Recorded data
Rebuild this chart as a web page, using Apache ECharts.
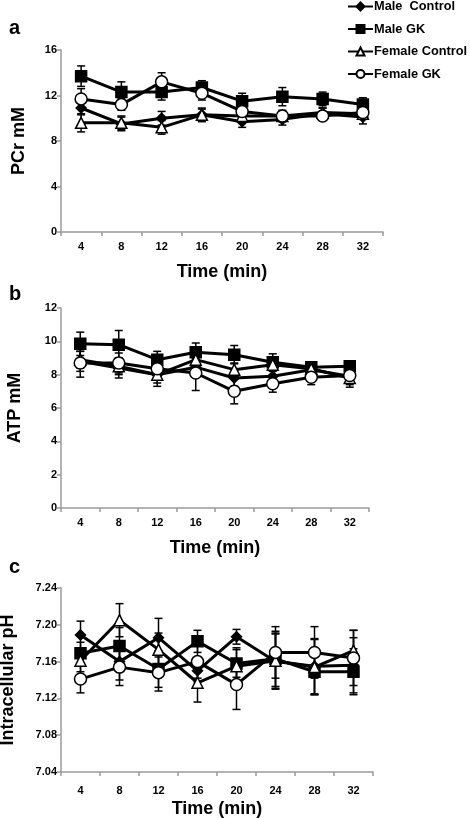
<!DOCTYPE html>
<html><head><meta charset="utf-8">
<script src="https://cdn.jsdelivr.net/npm/echarts@6/dist/echarts.min.js"></script>
<style>html,body{margin:0;padding:0;background:#fff}#c{width:470px;height:818px}</style>
</head><body><div id="c"></div>
<script>
const times = ['4','8','12','16','20','24','28','32'];
const groupNames = ['Male  Control','Male GK','Female Control','Female GK'];

const maleControlPCr   = [10.9, 9.5, 10.0, 10.3, 9.7, 9.9, 10.4, 10.1];
const maleGKPCr        = [13.7, 12.3, 12.3, 12.7, 11.5, 11.9, 11.7, 11.2];
const femaleControlPCr = [9.6, 9.6, 9.2, 10.3, 10.2, 10.2, 10.5, 10.4];
const femaleGKPCr      = [11.7, 11.2, 13.2, 12.2, 10.6, 10.2, 10.2, 10.5];
const maleControlPCrErr   = [0.6, 0.6, 0.6, 0.6, 0.5, 0.5, 0.5, 0.6];
const maleGKPCrErr        = [0.9, 0.9, 0.7, 0.6, 0.7, 0.8, 0.6, 0.6];
const femaleControlPCrErr = [0.8, 0.6, 0.6, 0.5, 0.5, 0.5, 0.4, 0.5];
const femaleGKPCrErr      = [0.9, 0.5, 0.8, 0.6, 0.4, 0.4, 0.4, 0.4];

const maleControlATP   = [8.8, 8.4, 8.0, 8.45, 7.8, 7.9, 8.3, 7.9];
const maleGKATP        = [9.85, 9.8, 8.9, 9.35, 9.2, 8.75, 8.45, 8.5];
const femaleControlATP = [8.9, 8.5, 8.0, 8.9, 8.3, 8.6, 8.35, 7.8];
const femaleGKATP      = [8.7, 8.7, 8.35, 8.1, 7.0, 7.45, 7.85, 7.95];
const maleControlATPErr   = [0.6, 0.6, 0.7, 0.5, 0.5, 0.4, 0.3, 0.65];
const maleGKATPErr        = [0.7, 0.85, 0.5, 0.55, 0.55, 0.5, 0.25, 0.25];
const femaleControlATPErr = [0.5, 0.5, 0.5, 0.5, 0.4, 0.4, 0.3, 0.4];
const femaleGKATPErr      = [0.85, 0.6, 0.4, 1.05, 0.75, 0.5, 0.45, 0.3];

const maleControlPH   = [7.189, 7.160, 7.186, 7.150, 7.187, 7.160, 7.155, 7.156];
const maleGKPH        = [7.169, 7.177, 7.152, 7.182, 7.158, 7.163, 7.149, 7.149];
const femaleControlPH = [7.161, 7.205, 7.173, 7.137, 7.155, 7.161, 7.154, 7.172];
const femaleGKPH      = [7.141, 7.154, 7.148, 7.160, 7.135, 7.170, 7.170, 7.164];
const maleControlPHErr   = [0.015, 0.02, 0.021, 0.012, 0.008, 0.03, 0.03, 0.03];
const maleGKPHErr        = [0.012, 0.02, 0.02, 0.012, 0.015, 0.03, 0.025, 0.025];
const femaleControlPHErr = [0.012, 0.018, 0.018, 0.021, 0.02, 0.03, 0.03, 0.022];
const femaleGKPHErr      = [0.015, 0.02, 0.02, 0.018, 0.027, 0.028, 0.028, 0.03];

const panels = [
  {vals:[maleControlPCr,maleGKPCr,femaleControlPCr,femaleGKPCr], errs:[maleControlPCrErr,maleGKPCrErr,femaleControlPCrErr,femaleGKPCrErr]},
  {vals:[maleControlATP,maleGKATP,femaleControlATP,femaleGKATP], errs:[maleControlATPErr,maleGKATPErr,femaleControlATPErr,femaleGKATPErr]},
  {vals:[maleControlPH,maleGKPH,femaleControlPH,femaleGKPH], errs:[maleControlPHErr,maleGKPHErr,femaleControlPHErr,femaleGKPHErr]}
];

const FONT = '"Liberation Sans", Arial, Helvetica, sans-serif';
const symbols = ['diamond','rect','triangle','circle'];
const fills = ['#000','#000','#fff','#fff'];
const sizes = [10, 11, 11, 12];

const grids = [
  {left:61, top:50, width:322, height:182, outerBoundsMode:'none', containLabel:false},
  {left:61, top:308, width:308, height:200, outerBoundsMode:'none', containLabel:false},
  {left:61, top:588, width:312, height:184, outerBoundsMode:'none', containLabel:false}
];
const yCfg = [
  {min:0, max:16, interval:4, name:'PCr mM', gap:33, fmt:v=>String(v)},
  {min:0, max:12, interval:2, name:'ATP mM', gap:37, fmt:v=>String(v)},
  {min:7.04, max:7.24, interval:0.04, name:'Intracellular pH', gap:44, fmt:v=>v.toFixed(2)}
];

const axisLine = {lineStyle:{color:'#9a9a9a', width:1.5}};
const xAxis = grids.map((g,i)=>({
  type:'category', gridIndex:i, data:times, boundaryGap:true,
  axisLine, axisTick:{show:true, length:4, lineStyle:{color:'#9a9a9a', width:1.5}},
  axisLabel:{color:'#000', fontFamily:FONT, fontWeight:'bold', fontSize:11, margin:[9,9,13][i]},
  name:'Time (min)', nameLocation:'middle', nameGap:[31,31,28][i],
  nameTextStyle:{color:'#000', fontFamily:FONT, fontWeight:'bold', fontSize:18}
}));
const yAxis = yCfg.map((c,i)=>({
  type:'value', gridIndex:i, min:c.min, max:c.max, interval:c.interval,
  splitLine:{show:false}, axisLine:{show:true, lineStyle:{color:'#9a9a9a', width:1.5}},
  axisTick:{show:true, length:4, lineStyle:{color:'#9a9a9a', width:1.5}},
  axisLabel:{color:'#000', fontFamily:FONT, fontWeight:'bold', fontSize:11, margin:4, formatter:c.fmt},
  name:c.name, nameLocation:'middle', nameGap:c.gap, nameRotate:90,
  nameTextStyle:{color:'#000', fontFamily:FONT, fontWeight:'bold', fontSize:18}
}));

const lineSeries = [], errSeries = [];
panels.forEach((p,pi)=>{
  p.vals.forEach((vals,gi)=>{
    const errs = p.errs[gi];
    errSeries.push({
      type:'custom', name:groupNames[gi] + ' error', xAxisIndex:pi, yAxisIndex:pi, z:2,
      itemStyle:{color:'#000'},
      data: vals.map((v,k)=>[k, v, errs[k]]),
      encode:{x:0, y:1},
      renderItem:(params, api)=>{
        const x = api.value(0), y = api.value(1), e = api.value(2);
        const top = api.coord([x, y+e]);
        const bot = api.coord([x, y-e]);
        const cw = 4;
        return {type:'group', children:[
          {type:'line', shape:{x1:top[0], y1:top[1], x2:bot[0], y2:bot[1]}, style:{stroke:'#000', lineWidth:1.5}},
          {type:'line', shape:{x1:top[0]-cw, y1:top[1], x2:top[0]+cw, y2:top[1]}, style:{stroke:'#000', lineWidth:1.5}},
          {type:'line', shape:{x1:bot[0]-cw, y1:bot[1], x2:bot[0]+cw, y2:bot[1]}, style:{stroke:'#000', lineWidth:1.5}}
        ]};
      }
    });
    lineSeries.push({
      type:'line', name:groupNames[gi], xAxisIndex:pi, yAxisIndex:pi, data:vals, z:3+gi,
      symbol:symbols[gi], symbolSize:sizes[gi], showAllSymbol:true,
      lineStyle:{color:'#000', width:3},
      itemStyle:{color:fills[gi], borderColor:'#000', borderWidth:1.5},
      emphasis:{disabled:true}, animation:false
    });
  });
});

const chart = echarts.init(document.getElementById('c'), null, {renderer:'canvas'});
chart.setOption({
  animation:false,
  grid:grids,
  xAxis, yAxis,
  legend:{
    orient:'vertical', left:347, top:0, padding:0, itemGap:9.5, itemWidth:25, itemHeight:10,
    data:groupNames.map(n=>({name:n})),
    textStyle:{color:'#000', fontFamily:FONT, fontWeight:'bold', fontSize:12.8, padding:[0,0,0,-4]},
    selectedMode:false
  },
  graphic:[
    {type:'text', left:9, top:18, style:{text:'a', font:'bold 20px '+FONT, fill:'#000'}},
    {type:'text', left:9, top:284, style:{text:'b', font:'bold 20px '+FONT, fill:'#000'}},
    {type:'text', left:9, top:557, style:{text:'c', font:'bold 20px '+FONT, fill:'#000'}}
  ],
  series: lineSeries.concat(errSeries)
});
</script></body></html>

Task requirements
Reproduce exactly the run of lines that opens the listing and closes with the line holding "0.5, 0.45, 0.3];". Pictures are excluded.

Answer in full
Rebuild this chart as a web page, using Apache ECharts.
<!DOCTYPE html>
<html><head><meta charset="utf-8">
<script src="https://cdn.jsdelivr.net/npm/echarts@6/dist/echarts.min.js"></script>
<style>html,body{margin:0;padding:0;background:#fff}#c{width:470px;height:818px}</style>
</head><body><div id="c"></div>
<script>
const times = ['4','8','12','16','20','24','28','32'];
const groupNames = ['Male  Control','Male GK','Female Control','Female GK'];

const maleControlPCr   = [10.9, 9.5, 10.0, 10.3, 9.7, 9.9, 10.4, 10.1];
const maleGKPCr        = [13.7, 12.3, 12.3, 12.7, 11.5, 11.9, 11.7, 11.2];
const femaleControlPCr = [9.6, 9.6, 9.2, 10.3, 10.2, 10.2, 10.5, 10.4];
const femaleGKPCr      = [11.7, 11.2, 13.2, 12.2, 10.6, 10.2, 10.2, 10.5];
const maleControlPCrErr   = [0.6, 0.6, 0.6, 0.6, 0.5, 0.5, 0.5, 0.6];
const maleGKPCrErr        = [0.9, 0.9, 0.7, 0.6, 0.7, 0.8, 0.6, 0.6];
const femaleControlPCrErr = [0.8, 0.6, 0.6, 0.5, 0.5, 0.5, 0.4, 0.5];
const femaleGKPCrErr      = [0.9, 0.5, 0.8, 0.6, 0.4, 0.4, 0.4, 0.4];

const maleControlATP   = [8.8, 8.4, 8.0, 8.45, 7.8, 7.9, 8.3, 7.9];
const maleGKATP        = [9.85, 9.8, 8.9, 9.35, 9.2, 8.75, 8.45, 8.5];
const femaleControlATP = [8.9, 8.5, 8.0, 8.9, 8.3, 8.6, 8.35, 7.8];
const femaleGKATP      = [8.7, 8.7, 8.35, 8.1, 7.0, 7.45, 7.85, 7.95];
const maleControlATPErr   = [0.6, 0.6, 0.7, 0.5, 0.5, 0.4, 0.3, 0.65];
const maleGKATPErr        = [0.7, 0.85, 0.5, 0.55, 0.55, 0.5, 0.25, 0.25];
const femaleControlATPErr = [0.5, 0.5, 0.5, 0.5, 0.4, 0.4, 0.3, 0.4];
const femaleGKATPErr      = [0.85, 0.6, 0.4, 1.05, 0.75, 0.5, 0.45, 0.3];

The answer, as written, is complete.